O senhor Blinken está no Médio Oriente para garantir apoios à continuação do genocídio na Palestina. Quando as coisas começam a correr mal para os nazis de Telavive Biden, Blinken e Austin entram logo em campo. Sabe-se agora que o resgate de quatro reféns em Gaza teve o dedo dos EUA. Só pode. São especialistas em massacres. Na parte da Síria ocupada, os EUA criaram campos de concentração piores do que os dos nazis de Hitler. Estão lá, condenados à morte lenta, milhares de crianças e mulheres, porque são familiares de “terroristas”.

No Texas, os responsáveis da Universidade onde decorreram manifestações contra o genocídio na Palestina, decidiram castigar os manifestantes, um por um.

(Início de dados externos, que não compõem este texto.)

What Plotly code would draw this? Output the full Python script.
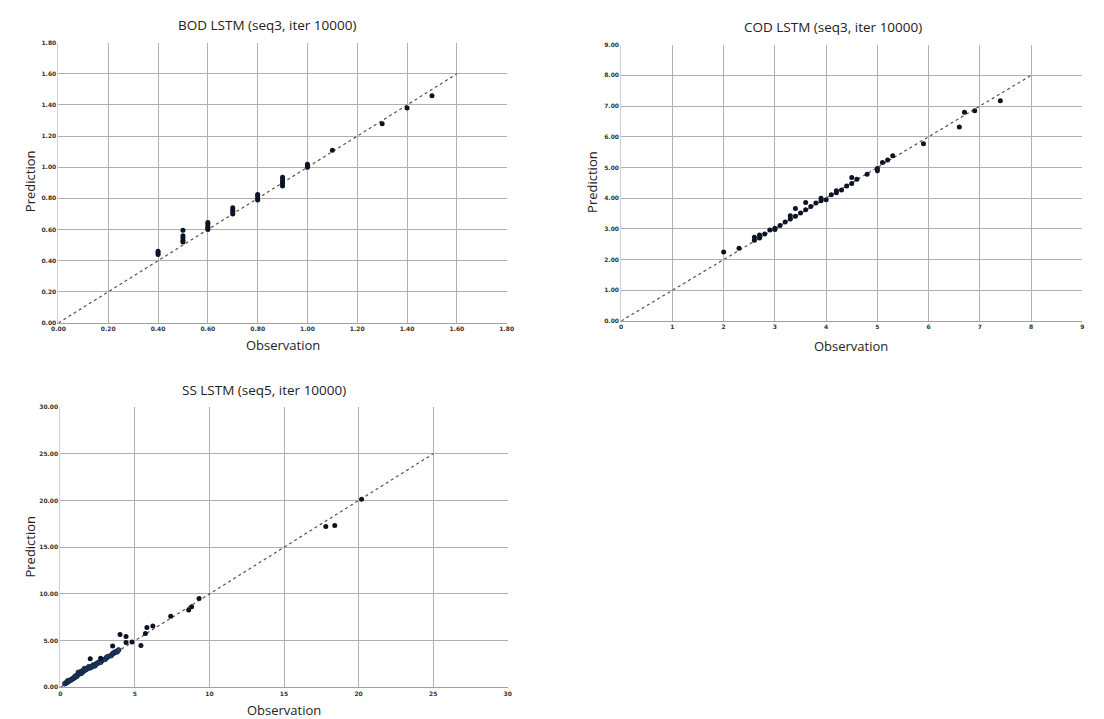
import plotly.graph_objects as go

# ---------------- data ----------------
bod_obs = [0.4, 0.4, 0.4, 0.5, 0.5, 0.5, 0.5, 0.5, 0.6, 0.6, 0.6, 0.6, 0.6,
           0.7, 0.7, 0.7, 0.7, 0.8, 0.8, 0.8, 0.8, 0.9, 0.9, 0.9, 0.9, 0.9,
           1.0, 1.0, 1.0, 1.1, 1.3, 1.4, 1.5]
bod_pred = [0.44, 0.45, 0.46, 0.52, 0.53, 0.545, 0.56, 0.595, 0.60, 0.61, 0.62, 0.635, 0.645,
            0.70, 0.715, 0.725, 0.74, 0.79, 0.80, 0.815, 0.825, 0.88, 0.895, 0.905, 0.92, 0.935,
            1.00, 1.01, 1.02, 1.11, 1.28, 1.38, 1.46]

cod_obs = [2.0, 2.3, 2.6, 2.6, 2.7, 2.7, 2.8, 2.9, 3.0, 3.0, 3.1, 3.2, 3.3, 3.3,
           3.4, 3.4, 3.5, 3.6, 3.6, 3.7, 3.8, 3.9, 3.9, 4.0, 4.1, 4.2, 4.2, 4.3,
           4.4, 4.5, 4.5, 4.6, 4.8, 5.0, 5.0, 5.1, 5.2, 5.3, 5.9, 6.6, 6.7, 6.9, 7.4]
cod_pred = [2.25, 2.37, 2.63, 2.73, 2.70, 2.80, 2.83, 2.96, 2.98, 3.02, 3.11, 3.22, 3.32, 3.43,
            3.41, 3.66, 3.52, 3.62, 3.86, 3.73, 3.84, 3.92, 4.00, 3.95, 4.11, 4.18, 4.24, 4.27,
            4.40, 4.48, 4.67, 4.62, 4.78, 4.89, 4.97, 5.16, 5.24, 5.38, 5.77, 6.32, 6.80, 6.85, 7.17]

# SS: dense low-range cluster and the scattered points
ss_cluster_obs = [0.3, 0.4, 0.5, 0.5, 0.6, 0.7, 0.8, 0.9, 1.0, 1.0, 1.1, 1.2, 1.2, 1.3,
                  1.4, 1.4, 1.5, 1.6, 1.6, 1.7, 1.8, 1.9, 2.0, 2.1, 2.2, 2.3, 2.4, 2.5,
                  2.6, 2.7, 2.8, 3.0, 3.1, 3.2, 3.4, 3.5, 3.6, 3.7, 3.8, 3.9]
ss_cluster_pred = [0.4, 0.5, 0.6, 0.7, 0.7, 0.8, 0.9, 1.0, 1.1, 1.2, 1.2, 1.4, 1.6, 1.5,
                   1.5, 1.7, 1.7, 1.8, 2.0, 1.9, 2.0, 2.2, 2.1, 2.2, 2.4, 2.3, 2.5, 2.6,
                   2.7, 2.7, 2.9, 3.0, 3.2, 3.3, 3.4, 3.6, 3.7, 3.8, 3.8, 4.0]
ss_obs = [2.0, 2.7, 3.5, 4.0, 4.4, 4.4, 4.8, 5.4, 5.7, 5.8, 6.2, 7.4, 8.6, 8.8,
          9.3, 17.8, 18.4, 20.2]
ss_pred = [3.05, 3.11, 4.42, 5.66, 5.45, 4.81, 4.85, 4.49, 5.77, 6.40, 6.58, 7.60, 8.28, 8.63,
           9.52, 17.23, 17.33, 20.13]

# reference (y = x) line end points for each chart
bod_line = [0, 1.6]
cod_line = [0, 8]
ss_line = [0, 25]

bod_ticks = [0, 0.2, 0.4, 0.6, 0.8, 1.0, 1.2, 1.4, 1.6, 1.8]
cod_xticks = list(range(0, 10))
cod_yticks = list(range(0, 10))
ss_xticks = [0, 5, 10, 15, 20, 25, 30]
ss_yticks = [0, 5, 10, 15, 20, 25, 30]

titles = ["BOD LSTM (seq3, iter 10000)", "COD LSTM (seq3, iter 10000)", "SS LSTM (seq5, iter 10000)"]

# ---------------- figure ----------------
W, H = 1104, 719
fig = go.Figure()

MARK = dict(color="#0b1424", size=5)
LINE = dict(color="#6e4a42", width=1.2, dash="dot")

fig.add_trace(go.Scatter(x=bod_line, y=bod_line, mode="lines", line=LINE, xaxis="x", yaxis="y", hoverinfo="skip"))
fig.add_trace(go.Scatter(x=bod_obs, y=bod_pred, mode="markers", marker=MARK, xaxis="x", yaxis="y"))

fig.add_trace(go.Scatter(x=cod_line, y=cod_line, mode="lines", line=LINE, xaxis="x2", yaxis="y2", hoverinfo="skip"))
fig.add_trace(go.Scatter(x=cod_obs, y=cod_pred, mode="markers", marker=MARK, xaxis="x2", yaxis="y2"))

fig.add_trace(go.Scatter(x=ss_line, y=ss_line, mode="lines", line=LINE, xaxis="x3", yaxis="y3", hoverinfo="skip"))
fig.add_trace(go.Scatter(x=ss_cluster_obs, y=ss_cluster_pred, mode="markers",
                         marker=dict(color="#1f3f6e", size=5, line=dict(color="#0b1424", width=0.6)),
                         xaxis="x3", yaxis="y3"))
fig.add_trace(go.Scatter(x=ss_obs, y=ss_pred, mode="markers", marker=MARK, xaxis="x3", yaxis="y3"))


def px_dom_x(a, b):
    return [a / W, b / W]


def px_dom_y(top, bottom):
    return [1 - bottom / H, 1 - top / H]


TICKFONT = dict(family="DejaVu Sans", size=6, color="#333333", weight=700)
GRID = "#b0b0b0"


def xaxis(domain, rng, ticks, fmt, anchor):
    return dict(domain=domain, range=rng, tickvals=ticks, ticktext=[fmt.format(t) for t in ticks],
                showgrid=True, gridcolor=GRID, gridwidth=1, zeroline=False,
                showline=True, linecolor="#a0a0a0", linewidth=1, ticks="",
                tickfont=TICKFONT, anchor=anchor, fixedrange=True)


def yaxis(domain, rng, ticks, fmt, anchor):
    return dict(domain=domain, range=rng, tickvals=ticks, ticktext=[fmt.format(t) for t in ticks],
                showgrid=True, gridcolor=GRID, gridwidth=1, zeroline=False,
                showline=True, linecolor="#d0d0d0", linewidth=1, ticks="",
                tickfont=TICKFONT, anchor=anchor, fixedrange=True)


fig.update_layout(
    width=W, height=H,
    margin=dict(l=0, r=0, t=0, b=0),
    paper_bgcolor="white", plot_bgcolor="white",
    showlegend=False,
    xaxis=xaxis(px_dom_x(44, 498), [0, 1.8], bod_ticks, "{:.2f}", "y"),
    yaxis=yaxis(px_dom_y(31, 314), [0, 1.8], bod_ticks, "{:.2f}", "x"),
    xaxis2=xaxis(px_dom_x(614, 1081), [0, 9], cod_xticks, "{:d}", "y2"),
    yaxis2=yaxis(px_dom_y(33, 312), [0, 9], cod_yticks, "{:.2f}", "x2"),
    xaxis3=xaxis(px_dom_x(46, 499), [0, 30], ss_xticks, "{:d}", "y3"),
    yaxis3=yaxis(px_dom_y(399, 682), [0, 30], ss_yticks, "{:.2f}", "x3"),
)

TFONT = dict(family="Open Sans", size=13.5, color="#222222")
AFONT = dict(family="Open Sans", size=13, color="#222222")


def ann(text, x, y, font, angle=0):
    fig.add_annotation(text=text, x=x / W, y=1 - y / H, xref="paper", yref="paper",
                       showarrow=False, font=font, textangle=angle,
                       xanchor="center", yanchor="middle")


ann(titles[0], 255, 13, TFONT)
ann(titles[1], 828, 15, TFONT)
ann(titles[2], 252, 382, TFONT)

ann("Observation", 271, 336, AFONT)
ann("Observation", 847, 337, AFONT)
ann("Observation", 272, 705, AFONT)

ann("Prediction", 16, 171, AFONT, -90)
ann("Prediction", 585, 172, AFONT, -90)
ann("Prediction", 15, 540, AFONT, -90)

fig.write_html("out.html")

Anulação ou cancelamento de novas matrículas. Recusa de diplomas aos manifestantes. Expulsão. A democracia é uma criada para todo o serviço. Até enfeita o estado terrorista mais perigoso do mundo.

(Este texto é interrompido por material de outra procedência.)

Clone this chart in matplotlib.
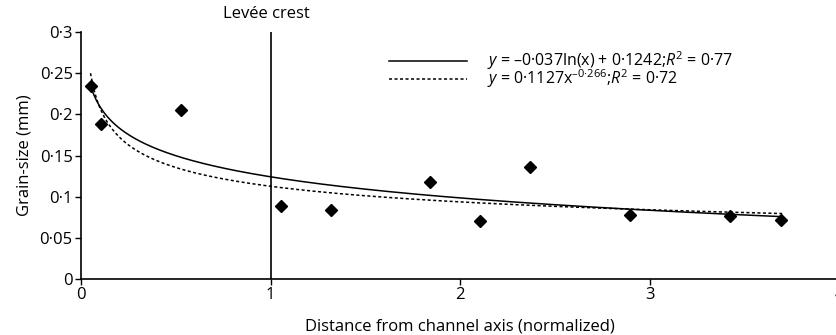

O ministro da Comunicação Social e outras miudezas teve uma intervenção inteligentíssima a propósito do jogo de futebol entre as selecções nacionais de Angola e Camarões em futebol. No início, parecia um discurso de polícia bêbado. Mas depois percebi que era um discurso de Estado. Estou a ficar burro, já confundo os conteúdos comunicacionais. O melhor é ir sustentar o turismo para o deserto do Namibe, como camelo. Tenho treino de beber mais do que esses simpáticos animais e vou a caminho da segunda bossa. 

Graças à presença do Presidente João Lourenço, Angola empatou com os Camarões. Só para lembrar. O Presidente José Eduardo era um desportista. Craque no futebol. Por isso não perdia um jogo! O Desporto era a sua praia. Não ia para os estádios e pavilhões desportivos fazer fretes ou exibir-se para ficar bem na fotografia.